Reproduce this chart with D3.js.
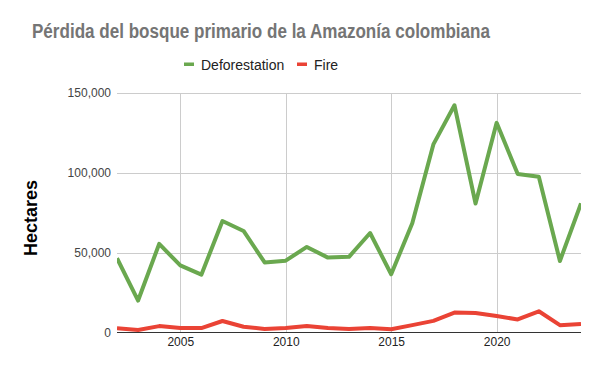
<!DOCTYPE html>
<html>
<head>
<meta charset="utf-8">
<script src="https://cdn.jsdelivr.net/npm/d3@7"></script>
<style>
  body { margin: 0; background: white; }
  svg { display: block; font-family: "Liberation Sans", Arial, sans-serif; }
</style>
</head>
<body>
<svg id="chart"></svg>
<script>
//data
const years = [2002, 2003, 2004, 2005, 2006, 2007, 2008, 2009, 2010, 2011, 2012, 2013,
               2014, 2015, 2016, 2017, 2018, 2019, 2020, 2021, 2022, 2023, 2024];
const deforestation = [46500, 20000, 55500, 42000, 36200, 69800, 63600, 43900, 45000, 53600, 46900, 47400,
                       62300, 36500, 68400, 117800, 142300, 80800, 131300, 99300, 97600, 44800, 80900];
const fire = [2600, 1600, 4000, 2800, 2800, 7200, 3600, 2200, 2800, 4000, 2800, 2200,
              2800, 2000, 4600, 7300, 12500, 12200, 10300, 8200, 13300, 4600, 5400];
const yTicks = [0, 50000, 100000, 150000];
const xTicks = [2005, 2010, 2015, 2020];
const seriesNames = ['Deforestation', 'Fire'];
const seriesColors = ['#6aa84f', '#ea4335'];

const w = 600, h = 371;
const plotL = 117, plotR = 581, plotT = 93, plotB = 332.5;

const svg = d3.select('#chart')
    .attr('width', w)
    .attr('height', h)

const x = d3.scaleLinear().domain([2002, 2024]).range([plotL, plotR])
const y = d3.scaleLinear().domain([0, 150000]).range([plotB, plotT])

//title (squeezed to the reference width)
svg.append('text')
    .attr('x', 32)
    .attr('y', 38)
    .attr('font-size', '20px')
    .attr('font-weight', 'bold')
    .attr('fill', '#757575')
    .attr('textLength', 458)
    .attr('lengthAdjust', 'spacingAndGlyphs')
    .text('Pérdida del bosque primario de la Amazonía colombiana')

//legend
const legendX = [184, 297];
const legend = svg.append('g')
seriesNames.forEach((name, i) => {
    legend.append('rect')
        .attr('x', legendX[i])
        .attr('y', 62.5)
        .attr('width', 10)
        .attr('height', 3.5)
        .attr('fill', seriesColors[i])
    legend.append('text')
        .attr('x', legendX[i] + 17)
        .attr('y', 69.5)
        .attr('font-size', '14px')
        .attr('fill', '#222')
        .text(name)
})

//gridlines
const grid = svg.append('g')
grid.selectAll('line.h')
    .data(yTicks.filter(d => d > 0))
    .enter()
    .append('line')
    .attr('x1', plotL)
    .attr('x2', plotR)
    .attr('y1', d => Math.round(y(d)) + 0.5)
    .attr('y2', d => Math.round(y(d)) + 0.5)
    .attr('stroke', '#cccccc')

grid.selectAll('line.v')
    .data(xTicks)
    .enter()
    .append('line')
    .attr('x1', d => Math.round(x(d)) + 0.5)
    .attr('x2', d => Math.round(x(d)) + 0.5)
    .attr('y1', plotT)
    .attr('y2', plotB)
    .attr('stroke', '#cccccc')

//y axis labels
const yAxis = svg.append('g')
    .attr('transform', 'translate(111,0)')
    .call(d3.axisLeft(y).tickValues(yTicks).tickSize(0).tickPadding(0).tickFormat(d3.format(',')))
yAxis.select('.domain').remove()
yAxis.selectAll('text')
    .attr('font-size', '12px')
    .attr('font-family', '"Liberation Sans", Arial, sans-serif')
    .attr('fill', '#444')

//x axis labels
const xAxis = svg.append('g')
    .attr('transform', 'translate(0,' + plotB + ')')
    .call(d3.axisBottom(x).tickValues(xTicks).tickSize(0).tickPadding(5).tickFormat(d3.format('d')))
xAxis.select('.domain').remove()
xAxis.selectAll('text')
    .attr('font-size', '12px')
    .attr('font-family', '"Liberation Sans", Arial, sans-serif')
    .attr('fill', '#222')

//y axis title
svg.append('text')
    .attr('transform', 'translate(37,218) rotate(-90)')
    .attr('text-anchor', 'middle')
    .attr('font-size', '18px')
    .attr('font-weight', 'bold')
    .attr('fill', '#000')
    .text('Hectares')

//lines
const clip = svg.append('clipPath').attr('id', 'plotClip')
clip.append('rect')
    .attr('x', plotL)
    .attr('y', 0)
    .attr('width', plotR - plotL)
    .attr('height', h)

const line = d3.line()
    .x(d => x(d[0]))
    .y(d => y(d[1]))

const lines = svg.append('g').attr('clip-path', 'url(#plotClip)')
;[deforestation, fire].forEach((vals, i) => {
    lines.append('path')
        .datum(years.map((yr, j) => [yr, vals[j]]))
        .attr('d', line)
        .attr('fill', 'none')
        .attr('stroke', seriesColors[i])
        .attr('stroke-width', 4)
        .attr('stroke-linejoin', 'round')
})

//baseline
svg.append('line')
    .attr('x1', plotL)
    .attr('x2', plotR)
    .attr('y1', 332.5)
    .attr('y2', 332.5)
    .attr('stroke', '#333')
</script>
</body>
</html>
§ §
** Written task **
Please write out all the data again word for word, but not the pictures.

** Result for this exercise **
Reproduce this chart with D3.js.
<!DOCTYPE html>
<html>
<head>
<meta charset="utf-8">
<script src="https://cdn.jsdelivr.net/npm/d3@7"></script>
<style>
  body { margin: 0; background: white; }
  svg { display: block; font-family: "Liberation Sans", Arial, sans-serif; }
</style>
</head>
<body>
<svg id="chart"></svg>
<script>
//data
const years = [2002, 2003, 2004, 2005, 2006, 2007, 2008, 2009, 2010, 2011, 2012, 2013,
               2014, 2015, 2016, 2017, 2018, 2019, 2020, 2021, 2022, 2023, 2024];
const deforestation = [46500, 20000, 55500, 42000, 36200, 69800, 63600, 43900, 45000, 53600, 46900, 47400,
                       62300, 36500, 68400, 117800, 142300, 80800, 131300, 99300, 97600, 44800, 80900];
const fire = [2600, 1600, 4000, 2800, 2800, 7200, 3600, 2200, 2800, 4000, 2800, 2200,
              2800, 2000, 4600, 7300, 12500, 12200, 10300, 8200, 13300, 4600, 5400];
const yTicks = [0, 50000, 100000, 150000];
const xTicks = [2005, 2010, 2015, 2020];
const seriesNames = ['Deforestation', 'Fire'];
const seriesColors = ['#6aa84f', '#ea4335'];

const w = 600, h = 371;
const plotL = 117, plotR = 581, plotT = 93, plotB = 332.5;

const svg = d3.select('#chart')
    .attr('width', w)
    .attr('height', h)

const x = d3.scaleLinear().domain([2002, 2024]).range([plotL, plotR])
const y = d3.scaleLinear().domain([0, 150000]).range([plotB, plotT])

//title (squeezed to the reference width)
svg.append('text')
    .attr('x', 32)
    .attr('y', 38)
    .attr('font-size', '20px')
    .attr('font-weight', 'bold')
    .attr('fill', '#757575')
    .attr('textLength', 458)
    .attr('lengthAdjust', 'spacingAndGlyphs')
    .text('Pérdida del bosque primario de la Amazonía colombiana')

//legend
const legendX = [184, 297];
const legend = svg.append('g')
seriesNames.forEach((name, i) => {
    legend.append('rect')
        .attr('x', legendX[i])
        .attr('y', 62.5)
        .attr('width', 10)
        .attr('height', 3.5)
        .attr('fill', seriesColors[i])
    legend.append('text')
        .attr('x', legendX[i] + 17)
        .attr('y', 69.5)
        .attr('font-size', '14px')
        .attr('fill', '#222')
        .text(name)
})

//gridlines
const grid = svg.append('g')
grid.selectAll('line.h')
    .data(yTicks.filter(d => d > 0))
    .enter()
    .append('line')
    .attr('x1', plotL)
    .attr('x2', plotR)
    .attr('y1', d => Math.round(y(d)) + 0.5)
    .attr('y2', d => Math.round(y(d)) + 0.5)
    .attr('stroke', '#cccccc')

grid.selectAll('line.v')
    .data(xTicks)
    .enter()
    .append('line')
    .attr('x1', d => Math.round(x(d)) + 0.5)
    .attr('x2', d => Math.round(x(d)) + 0.5)
    .attr('y1', plotT)
    .attr('y2', plotB)
    .attr('stroke', '#cccccc')

//y axis labels
const yAxis = svg.append('g')
    .attr('transform', 'translate(111,0)')
    .call(d3.axisLeft(y).tickValues(yTicks).tickSize(0).tickPadding(0).tickFormat(d3.format(',')))
yAxis.select('.domain').remove()
yAxis.selectAll('text')
    .attr('font-size', '12px')
    .attr('font-family', '"Liberation Sans", Arial, sans-serif')
    .attr('fill', '#444')

//x axis labels
const xAxis = svg.append('g')
    .attr('transform', 'translate(0,' + plotB + ')')
    .call(d3.axisBottom(x).tickValues(xTicks).tickSize(0).tickPadding(5).tickFormat(d3.format('d')))
xAxis.select('.domain').remove()
xAxis.selectAll('text')
    .attr('font-size', '12px')
    .attr('font-family', '"Liberation Sans", Arial, sans-serif')
    .attr('fill', '#222')

//y axis title
svg.append('text')
    .attr('transform', 'translate(37,218) rotate(-90)')
    .attr('text-anchor', 'middle')
    .attr('font-size', '18px')
    .attr('font-weight', 'bold')
    .attr('fill', '#000')
    .text('Hectares')

//lines
const clip = svg.append('clipPath').attr('id', 'plotClip')
clip.append('rect')
    .attr('x', plotL)
    .attr('y', 0)
    .attr('width', plotR - plotL)
    .attr('height', h)

const line = d3.line()
    .x(d => x(d[0]))
    .y(d => y(d[1]))

const lines = svg.append('g').attr('clip-path', 'url(#plotClip)')
;[deforestation, fire].forEach((vals, i) => {
    lines.append('path')
        .datum(years.map((yr, j) => [yr, vals[j]]))
        .attr('d', line)
        .attr('fill', 'none')
        .attr('stroke', seriesColors[i])
        .attr('stroke-width', 4)
        .attr('stroke-linejoin', 'round')
})

//baseline
svg.append('line')
    .attr('x1', plotL)
    .attr('x2', plotR)
    .attr('y1', 332.5)
    .attr('y2', 332.5)
    .attr('stroke', '#333')
</script>
</body>
</html>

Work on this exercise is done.